1. The Pissed-Off Vixen: You know the one, the queen of Urban Fantasy. She must be wearing leather. She has to have a weapon in hand. She needs to either expose her midriff or wear a mini-skirt and boots. These are all digital touch-ups over physical models.
2. The Anime Star: Japanese animation continues to grow in the U.S. as covers start to feature more and more cartoony characters with big eyes and small mouths in fully digital anime style art.
3. The Digital Oil: This new wave started in 2003 and continues today. It's painting on a computer tablet using the same techniques as you would with oil. A computer generates the final image, and in some cases you have a very hard time of telling if the image is digital at all. However, I see these pieces a just a bit too 'perfect', too polished, or sometimes taken in the opposite direction and too vague as portrayed in 'shadow' covers where everything is all hazy figures, blades, banners, or battle.

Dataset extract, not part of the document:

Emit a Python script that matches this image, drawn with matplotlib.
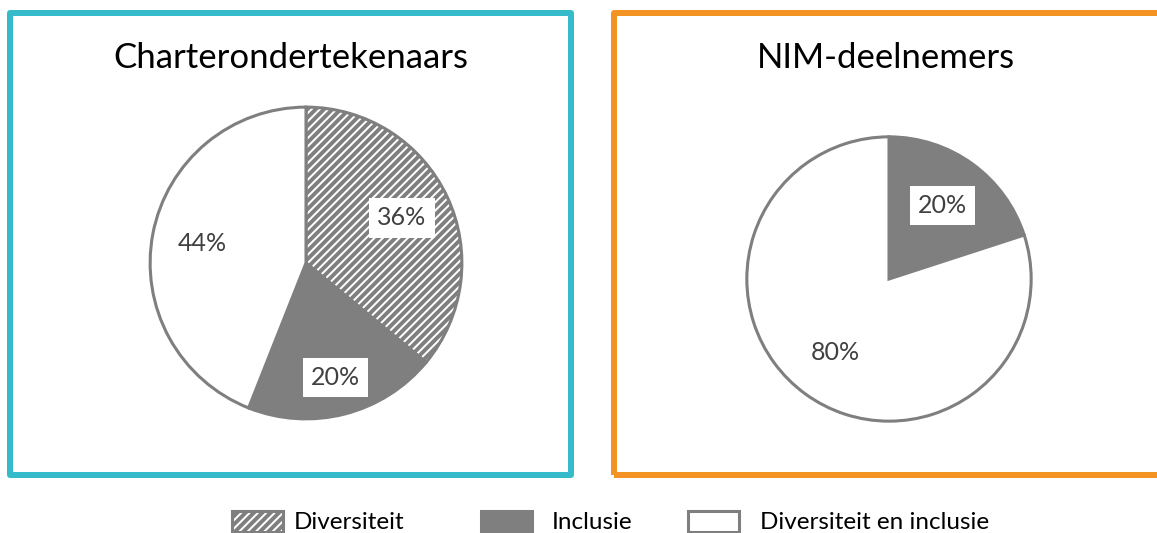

It was for the above reasons that I chose to found Art of the Genre as a publishing house. I could no longer sit back and watch the industry lose itself in a miasma of soulless covers. As long as I can remember reasonable variation, the palpable flavor of oil, and the characterization of hand-crafted cover art, I'm going to strive to keep it alive.
I hope that answers the above question, and as always thanks for dropping in!